Мы вместе вскарабкались в укрытие, и там я незаметно ощупал себя, обнаружив, что ни разу не был серьезно ранен; хотя, помимо синяков, царапин от обломков бойлера и сломанного пальца на ноге, у меня было пять разных следов от пуль (некоторые, как назло, глубокие), а одежда разорвана в клочья.

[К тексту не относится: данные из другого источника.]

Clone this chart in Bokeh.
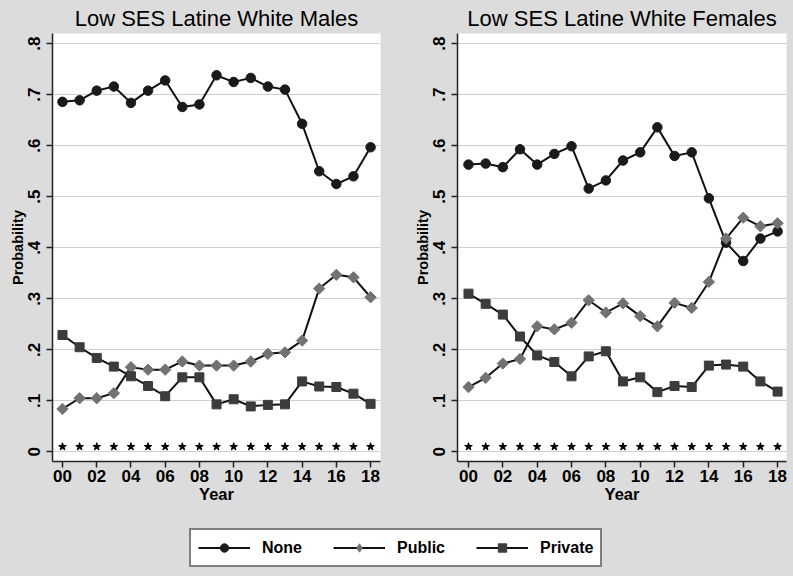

От водораздела мы могли оглядеться. Взрыв разрушил арку — вершину кульверта, и рама первого паровоза лежала за ней у ближнего подножия насыпи, по которой он скатился. Второй паровоз рухнул в провал и лежал поперек разрушенного тендера первого. Его станина была изогнута. Я оценил оба как не подлежащие ремонту. Второй тендер исчез с другой стороны, и первые три вагона, сложившись, врезались друг в друга, раскуроченные в куски.
Остальная часть поезда заметно сошла с рельсов, с покосившимися вагонами, врезавшимися друг в друга под всевозможными углами зигзагом вдоль путей. Один из них был салоном, украшенным флагами. В нем пребывал Мехмед Джемаль-паша, командующий войсками Восьмой Армии, спешивший защищать Иерусалим против Алленби. Его боевые лошади были в первом вагоне, его автомобиль — в хвосте поезда, и мы обстреляли его. Среди его штаба мы заметили упитанное духовное лицо и заключили, что это Ассад Шукаир, имам Ахмеда Джемаль-паши, отъявленный сводник, стоящий за турок. Так что мы палили в него, пока он не упал.
Но было ясно, что у нас мало шансов довершить разрушение. В поезде было около четырехсот человек, и выжившие, теперь оправившись от потрясения, были под прикрытием и повели плотную стрельбу против нас. В первую минуту наш отряд на северной шпоре горы закрылся и чуть не выиграл игру. Мифлех на своей лошади загнал офицеров из салона в нижнюю канаву. Он был слишком взбудоражен, чтобы остановиться и стрелять, и они убрались невредимыми. Арабы, что последовали за ним, обернулись, чтобы поднять кое-какие винтовки и медали, валявшиеся на земле, а затем — подобрать сумки и коробки с поезда. Будь у нас пулемет на позиции для обстрела дальней стороны — согласно моей практике минирования, ни один турок бы не скрылся.
Мифлех и Адхуб присоединились к нам на холме и спросили о Фахаде. Один из серахин сказал, что он повел первый бросок, пока я лежал, оглушенный, рядом со взрывателем, и был убит около него. Они показали его пояс и винтовку в доказательство, что он мертв, и что они пытались его спасти. Адхуб не сказал ни слова, но выскочил из оврага и побежал вниз по холму. Мы затаили дыхание до боли в легких, наблюдая за ним; но турки, казалось, его не видели. Через минуту он тащил тело из-за левого берега.
Мифлех вернулся к своей лошади, вскочил на нее и направил ее за шпору. Вместе они подняли недвижную фигуру на палках и вернулись. Пуля прошла через лицо Фахада, выбив четыре зуба и прострелив язык. Он потерял сознание, но пришел в себя, как раз перед тем, как Адхуб добрался до него, и пытался уползти на четвереньках, ослепленный кровью. Теперь он собрался с силами настолько, чтобы цепляться за седло. Итак, его посадили на первого найденного верблюда и увели сразу же.